Written instruction
Produce a word-for-word copy of the listing below without its pictures.

[Entries with chart source code]
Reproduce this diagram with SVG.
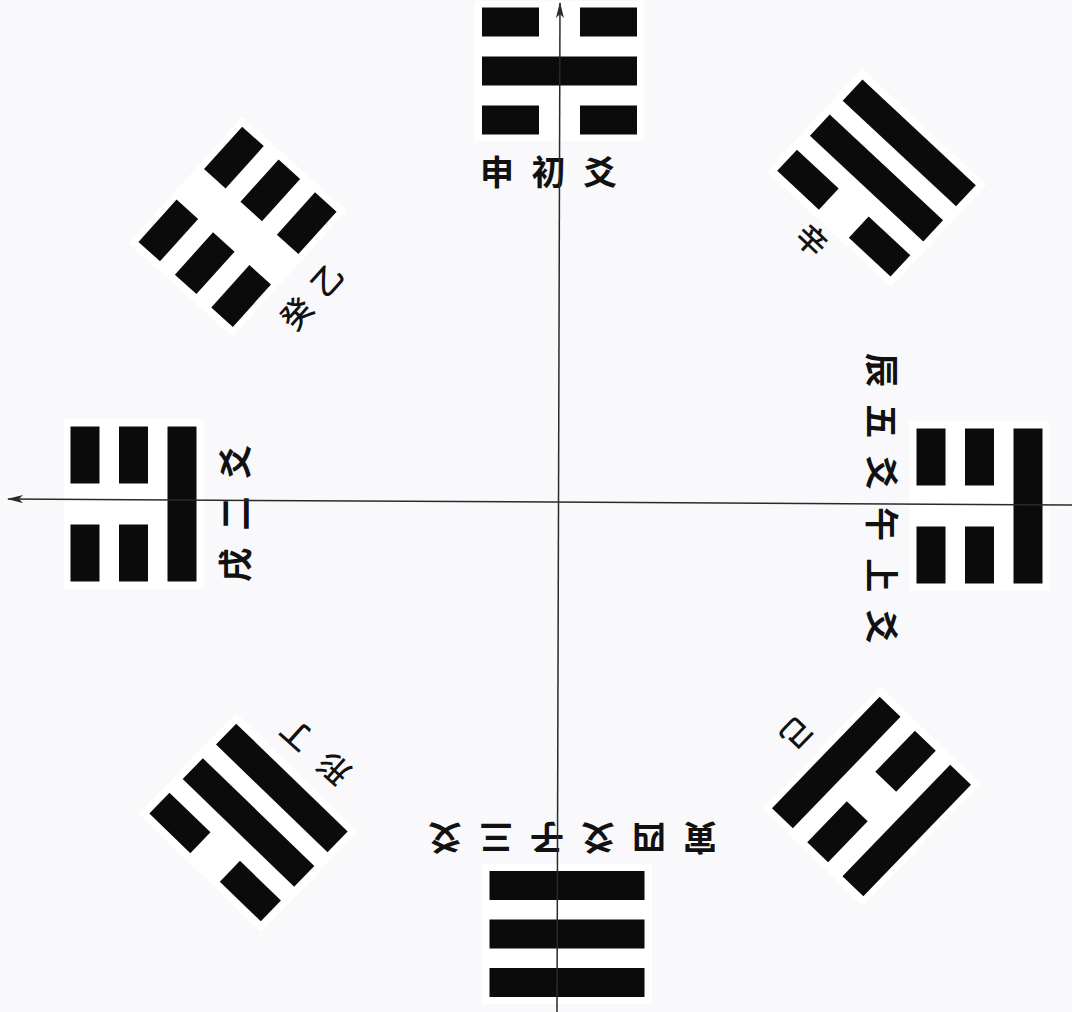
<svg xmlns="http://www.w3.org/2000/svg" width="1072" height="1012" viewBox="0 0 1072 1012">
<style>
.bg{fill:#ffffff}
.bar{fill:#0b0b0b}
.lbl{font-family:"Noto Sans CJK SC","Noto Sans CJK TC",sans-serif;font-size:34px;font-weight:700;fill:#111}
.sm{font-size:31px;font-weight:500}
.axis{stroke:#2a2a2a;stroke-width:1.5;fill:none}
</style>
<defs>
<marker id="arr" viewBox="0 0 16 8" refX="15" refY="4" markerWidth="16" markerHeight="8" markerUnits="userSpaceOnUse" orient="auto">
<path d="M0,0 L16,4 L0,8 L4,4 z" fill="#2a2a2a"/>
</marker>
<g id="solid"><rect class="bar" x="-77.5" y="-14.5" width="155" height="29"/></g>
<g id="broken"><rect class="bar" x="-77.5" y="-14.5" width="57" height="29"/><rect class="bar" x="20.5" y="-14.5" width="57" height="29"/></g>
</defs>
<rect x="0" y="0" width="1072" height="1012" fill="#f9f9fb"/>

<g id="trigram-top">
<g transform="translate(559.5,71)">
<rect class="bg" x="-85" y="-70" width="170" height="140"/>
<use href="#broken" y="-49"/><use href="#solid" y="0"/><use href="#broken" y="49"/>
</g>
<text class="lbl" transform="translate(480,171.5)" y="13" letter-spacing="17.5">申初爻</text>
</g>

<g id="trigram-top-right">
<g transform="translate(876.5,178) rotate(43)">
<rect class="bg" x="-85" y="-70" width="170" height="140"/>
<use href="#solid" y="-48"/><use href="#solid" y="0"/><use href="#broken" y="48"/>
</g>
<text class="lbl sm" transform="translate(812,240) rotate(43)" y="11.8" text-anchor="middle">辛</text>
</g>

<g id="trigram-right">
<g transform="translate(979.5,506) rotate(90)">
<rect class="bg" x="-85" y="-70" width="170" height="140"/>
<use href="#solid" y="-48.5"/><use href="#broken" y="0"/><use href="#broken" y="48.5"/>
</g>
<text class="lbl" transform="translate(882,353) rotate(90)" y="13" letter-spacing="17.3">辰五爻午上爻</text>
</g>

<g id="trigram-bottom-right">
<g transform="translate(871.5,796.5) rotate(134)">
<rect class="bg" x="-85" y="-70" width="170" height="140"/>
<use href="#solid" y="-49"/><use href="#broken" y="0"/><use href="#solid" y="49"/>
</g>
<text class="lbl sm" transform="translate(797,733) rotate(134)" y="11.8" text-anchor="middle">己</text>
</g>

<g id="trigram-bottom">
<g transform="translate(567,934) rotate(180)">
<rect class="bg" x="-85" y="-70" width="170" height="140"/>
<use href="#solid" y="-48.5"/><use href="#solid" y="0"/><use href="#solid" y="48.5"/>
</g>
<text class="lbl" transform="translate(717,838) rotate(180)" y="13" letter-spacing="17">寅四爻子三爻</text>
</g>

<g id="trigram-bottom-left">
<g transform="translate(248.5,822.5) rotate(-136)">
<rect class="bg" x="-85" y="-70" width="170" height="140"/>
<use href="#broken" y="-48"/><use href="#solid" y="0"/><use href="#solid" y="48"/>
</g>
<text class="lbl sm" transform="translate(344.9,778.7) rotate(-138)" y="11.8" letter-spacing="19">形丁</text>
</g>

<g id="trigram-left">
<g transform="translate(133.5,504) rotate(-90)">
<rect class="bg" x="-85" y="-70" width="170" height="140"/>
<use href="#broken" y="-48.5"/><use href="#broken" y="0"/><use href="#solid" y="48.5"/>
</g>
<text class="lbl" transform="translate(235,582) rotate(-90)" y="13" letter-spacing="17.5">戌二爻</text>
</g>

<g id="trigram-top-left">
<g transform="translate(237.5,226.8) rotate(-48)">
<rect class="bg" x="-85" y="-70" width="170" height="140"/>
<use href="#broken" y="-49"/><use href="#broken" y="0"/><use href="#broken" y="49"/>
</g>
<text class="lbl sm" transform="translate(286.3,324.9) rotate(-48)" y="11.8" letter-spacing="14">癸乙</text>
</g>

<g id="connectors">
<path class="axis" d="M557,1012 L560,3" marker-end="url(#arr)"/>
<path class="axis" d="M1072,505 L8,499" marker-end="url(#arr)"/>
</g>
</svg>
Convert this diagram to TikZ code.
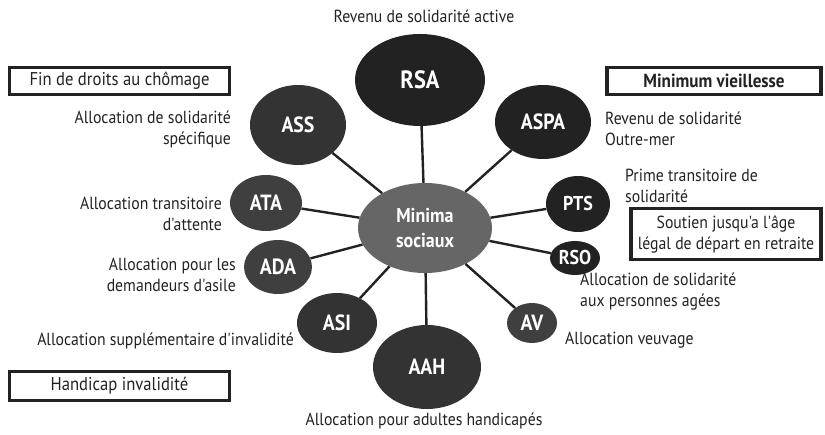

Expected answer
Reproduce this diagram with SVG.
<svg xmlns="http://www.w3.org/2000/svg" width="1072" height="1012" viewBox="0 0 1072 1012">
<style>
.bg{fill:#ffffff}
.bar{fill:#0b0b0b}
.lbl{font-family:"Noto Sans CJK SC","Noto Sans CJK TC",sans-serif;font-size:34px;font-weight:700;fill:#111}
.sm{font-size:31px;font-weight:500}
.axis{stroke:#2a2a2a;stroke-width:1.5;fill:none}
</style>
<defs>
<marker id="arr" viewBox="0 0 16 8" refX="15" refY="4" markerWidth="16" markerHeight="8" markerUnits="userSpaceOnUse" orient="auto">
<path d="M0,0 L16,4 L0,8 L4,4 z" fill="#2a2a2a"/>
</marker>
<g id="solid"><rect class="bar" x="-77.5" y="-14.5" width="155" height="29"/></g>
<g id="broken"><rect class="bar" x="-77.5" y="-14.5" width="57" height="29"/><rect class="bar" x="20.5" y="-14.5" width="57" height="29"/></g>
</defs>
<rect x="0" y="0" width="1072" height="1012" fill="#f9f9fb"/>

<g id="trigram-top">
<g transform="translate(559.5,71)">
<rect class="bg" x="-85" y="-70" width="170" height="140"/>
<use href="#broken" y="-49"/><use href="#solid" y="0"/><use href="#broken" y="49"/>
</g>
<text class="lbl" transform="translate(480,171.5)" y="13" letter-spacing="17.5">申初爻</text>
</g>

<g id="trigram-top-right">
<g transform="translate(876.5,178) rotate(43)">
<rect class="bg" x="-85" y="-70" width="170" height="140"/>
<use href="#solid" y="-48"/><use href="#solid" y="0"/><use href="#broken" y="48"/>
</g>
<text class="lbl sm" transform="translate(812,240) rotate(43)" y="11.8" text-anchor="middle">辛</text>
</g>

<g id="trigram-right">
<g transform="translate(979.5,506) rotate(90)">
<rect class="bg" x="-85" y="-70" width="170" height="140"/>
<use href="#solid" y="-48.5"/><use href="#broken" y="0"/><use href="#broken" y="48.5"/>
</g>
<text class="lbl" transform="translate(882,353) rotate(90)" y="13" letter-spacing="17.3">辰五爻午上爻</text>
</g>

<g id="trigram-bottom-right">
<g transform="translate(871.5,796.5) rotate(134)">
<rect class="bg" x="-85" y="-70" width="170" height="140"/>
<use href="#solid" y="-49"/><use href="#broken" y="0"/><use href="#solid" y="49"/>
</g>
<text class="lbl sm" transform="translate(797,733) rotate(134)" y="11.8" text-anchor="middle">己</text>
</g>

<g id="trigram-bottom">
<g transform="translate(567,934) rotate(180)">
<rect class="bg" x="-85" y="-70" width="170" height="140"/>
<use href="#solid" y="-48.5"/><use href="#solid" y="0"/><use href="#solid" y="48.5"/>
</g>
<text class="lbl" transform="translate(717,838) rotate(180)" y="13" letter-spacing="17">寅四爻子三爻</text>
</g>

<g id="trigram-bottom-left">
<g transform="translate(248.5,822.5) rotate(-136)">
<rect class="bg" x="-85" y="-70" width="170" height="140"/>
<use href="#broken" y="-48"/><use href="#solid" y="0"/><use href="#solid" y="48"/>
</g>
<text class="lbl sm" transform="translate(344.9,778.7) rotate(-138)" y="11.8" letter-spacing="19">形丁</text>
</g>

<g id="trigram-left">
<g transform="translate(133.5,504) rotate(-90)">
<rect class="bg" x="-85" y="-70" width="170" height="140"/>
<use href="#broken" y="-48.5"/><use href="#broken" y="0"/><use href="#solid" y="48.5"/>
</g>
<text class="lbl" transform="translate(235,582) rotate(-90)" y="13" letter-spacing="17.5">戌二爻</text>
</g>

<g id="trigram-top-left">
<g transform="translate(237.5,226.8) rotate(-48)">
<rect class="bg" x="-85" y="-70" width="170" height="140"/>
<use href="#broken" y="-49"/><use href="#broken" y="0"/><use href="#broken" y="49"/>
</g>
<text class="lbl sm" transform="translate(286.3,324.9) rotate(-48)" y="11.8" letter-spacing="14">癸乙</text>
</g>

<g id="connectors">
<path class="axis" d="M557,1012 L560,3" marker-end="url(#arr)"/>
<path class="axis" d="M1072,505 L8,499" marker-end="url(#arr)"/>
</g>
</svg>
Convert this diagram to TikZ code.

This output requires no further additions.